Piano was Byard's first instrument (he began lessons at the age of 6) and it remains his principal one, at the age of 56. Of the instruments he mastered along the way, he still performs on alto and tenor saxophones, but no longer plays trumpet, trombone, guitar, bass or drums professionally. He still teaches these and for compositional purposes knows the nomenclature of all the instruments in the orchestra.

Orchestral design, for Jaki Byard, means "all the possibilities of music: organized sounds, improvisation, freedom." Some of his musicians have been with "free" players such as Sun Ra and Cecil Taylor; and "all of a sudden," he says, "they have to play free, all just go crazy and there's nothing I can do about it until finally, after five or six minutes, I put my foot down and become the dictator: 'Either stop this chaos or . . .'" He laughs at the thought of it. Does he anticipate something of this sort occuring on the bandstand at Blues Alley" "Oh, inevitably. It's a situation that's there. I say they're gettin' off, let 'em go. Afterward, everybody seems happy about it." He pauses, conviction in his voice: "But someone has to control that type of freedom, there has to be a common denominator, even in a smaller group of, say, five or six musicians. To me any organization is controlled by a certain person, so in a sense it's a contradiction to say that they have complete freedom in music, although some groups today do have that philosophy they just get on the stand and start playing and that's it.

"Everyone in the band is featured," Byard insists and declines to single out individual musicians for their solo work. He does mention trumpeter Roger Parrot as a member of his first Apollo Stompers in the '50s and several others who have been with him for three or four years: trombonist Gary Valente, saxophonist Bob Torrence, and drummer Mitchell. His daughters, Denise and Diane, and Carmen Barnes provide vocals, and Tina Pratt is tap dancer for both bands.

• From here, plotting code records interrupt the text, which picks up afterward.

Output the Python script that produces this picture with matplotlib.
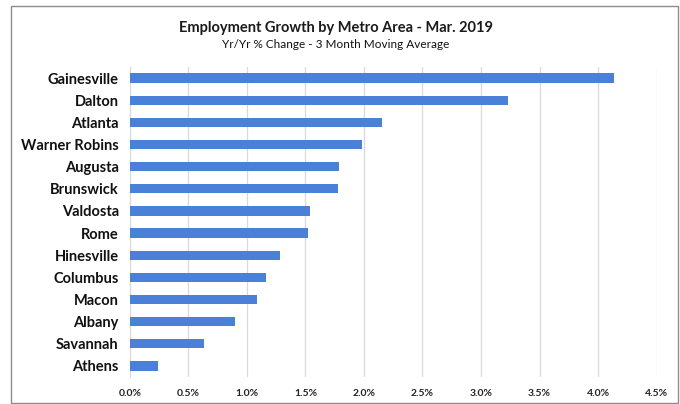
import matplotlib.pyplot as plt
from matplotlib.patches import Rectangle
from matplotlib.ticker import FuncFormatter

metros = ['Gainesville', 'Dalton', 'Atlanta', 'Warner Robins', 'Augusta',
          'Brunswick', 'Valdosta', 'Rome', 'Hinesville', 'Columbus',
          'Macon', 'Albany', 'Savannah', 'Athens']
growth = [4.14, 3.23, 2.15, 1.98, 1.79, 1.78, 1.54, 1.52, 1.285, 1.16,
          1.09, 0.90, 0.63, 0.24]
xticks = [0.0, 0.5, 1.0, 1.5, 2.0, 2.5, 3.0, 3.5, 4.0, 4.5]

plt.rcParams['font.family'] = ['Lato', 'DejaVu Sans']

fig = plt.figure(figsize=(6.8, 4.04), dpi=100)
ax = fig.add_axes([0.191, 0.067, 0.7745, 0.767])

# grey outer frame of the chart
fig.patches.append(Rectangle((11 / 680, 0.003), 667 / 680, 1 - 6 / 404 - 0.003,
                             transform=fig.transFigure, fill=False,
                             edgecolor='#8c8c8c', linewidth=1.0))

ax.barh(range(len(metros)), growth, height=0.42, color='#4a80d8', zorder=3)
ax.set_ylim(len(metros) - 0.5, -0.5)
ax.set_xlim(0, 4.5)
ax.set_xticks(xticks)
ax.xaxis.set_major_formatter(FuncFormatter(lambda v, p: f'{v:.1f}%'))
ax.set_yticks(range(len(metros)))
ax.set_yticklabels(metros, fontsize=10.5, fontweight='bold', color='#111111')
for lbl in ax.get_xticklabels():
    lbl.set_fontsize(7.5)
    lbl.set_fontweight('bold')
    lbl.set_color('#222222')

ax.grid(axis='x', color='#d9d9d9', linewidth=0.9, zorder=0)
for s in ['top', 'right', 'bottom']:
    ax.spines[s].set_visible(False)
ax.spines['left'].set_color('#d9d9d9')
ax.tick_params(axis='x', length=0, pad=9)
ax.tick_params(axis='y', length=0, pad=8)

fig.text(0.494, 1 - 28 / 404, 'Employment Growth by Metro Area - Mar. 2019',
         ha='center', va='center', fontsize=10.5, fontweight='bold', color='#1a1a1a')
fig.text(0.494, 1 - 45 / 404, 'Yr/Yr % Change - 3 Month Moving Average',
         ha='center', va='center', fontsize=8.5, color='#111111')

fig.savefig('out.png', dpi=100)
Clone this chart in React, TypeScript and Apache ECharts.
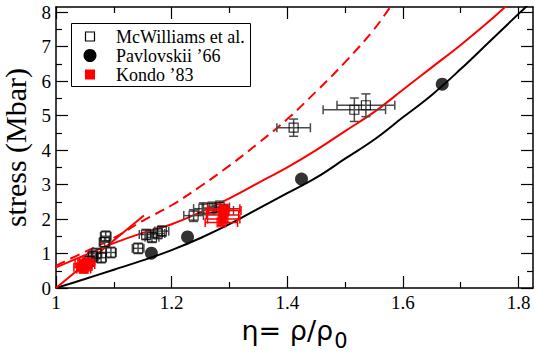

In addition to performing the contemporary compositions of Jaki Byard at Blues Alley, the 17-piece band will render Eubie Blake, Fats Waller, Ellington and Mingus medleys and dedication pieces to trumpeters Gillespie, Woody Shaw, Clifford Brown and Lee Morgan, and saxophonists Sonny Rollins, Eric Dolphy, and Parker. The vocalists will sing ballads, scat and do spirituals and gospels. "Take the A Train" will feature tap dance.

"My grandmother used to play piano in a silent movie house. In fact, the piano I first studied on had been given to her by them when the talkies come in. My mother played, my father played, my uncles played-that was the thing then; instead of the hi-fi set, people played music; if you didn't play you had a player piano or a crystal set." CAPTION: Picture, Byard: Pianist, composer, educator.